A dumpster may tip over and injure or kill
Dumpsters are commonplace at construction and haulage companies due to their ability to carry heavy loads. Moreover, Industrial sites also need large dumpsters along with trucks, forklifts to hold trash or materials to be moved to different locations on the site.
A dumpster accident is likely to occur in the absence of appropriate safety measures. Lifting a dumpster especially at a construction or dumping site can lead to accidents where the dumpster may tip or fall on a person, crushing him/her. A dumpster lifted in mid-air may damage property and hurt people if unauthorized access to control switches is given or if a technical fault in control switches occurs.
Dumpster Diving can harm health and is illegal
Dumpster Diving is the practice of going through residential or commercial trash. It is usually done by people who are in search of food or other items that may be useful to them. Some people may also go through trash to see if toxic wastes are being dumped there in order to report it to the concerned authorities.

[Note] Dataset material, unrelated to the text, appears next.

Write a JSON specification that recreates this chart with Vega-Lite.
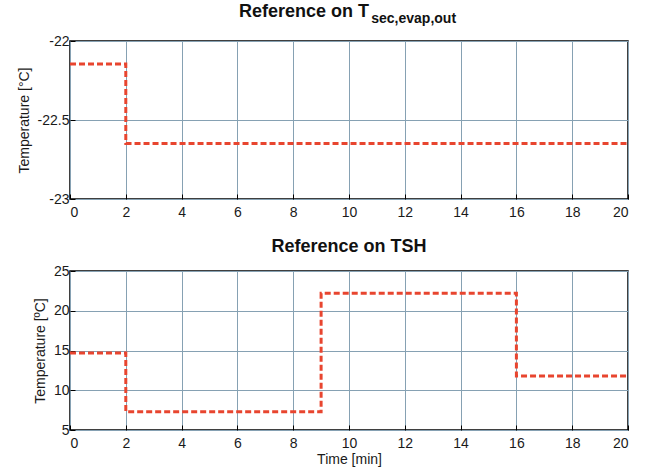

Food items that have gone bad, decayed or expired may be picked up and consumed by people. Such a practice can severely affect health leading to diseases that may be passed on further. Also, contact with a hazardous substance in the dumpster can result in skin reaction, respiratory issues etc. that may stay with you for a lifetime.
Not only do you run the risk of harming your health, dumpster diving in some places is illegal. Sifting through trash is illegal in many communities. Also, breaking and opening a locked dumpster may lead to an arrest.
Dumpster Signs can prevent Hazards
Installing Dumpster Signs and Labels is an easy and effective way to prevent the mixing of hazardous substances with ordinary waste, dumpster diving and to ensure that people dumping the trash may do so in a clean and efficient manner.
• Installing Dumpster Signs or Dumpster labels in private properties or construction areas etc. prevents the public from throwing trash there, thus avoiding over-dumping and unloading suspicious materials.
• Dumpsters Signs and Labels ensure that the trash is dumped inside the dumpster and up to a certain level which would avoid trash spilling on ground.
• A sign or label on a dumpster acts as a warning to divers who may be prosecuted if they are not compliant.
• A sign with ‘No Smoking’ message avoids fire accidents that are most common near dumpsters.
• A Dumpster Rule Sign with ‘Keep Dumpster Lid Shut’ acts as a reminder to people who unload trash and walk away. Installation of such a sign is important to prevent odor from spreading and insects breeding on trash.
• A Dumpster Sign with a No Parking message avoids the dumpster area being blocked by vehicles that are sometimes parked due to non -availability of proper parking area.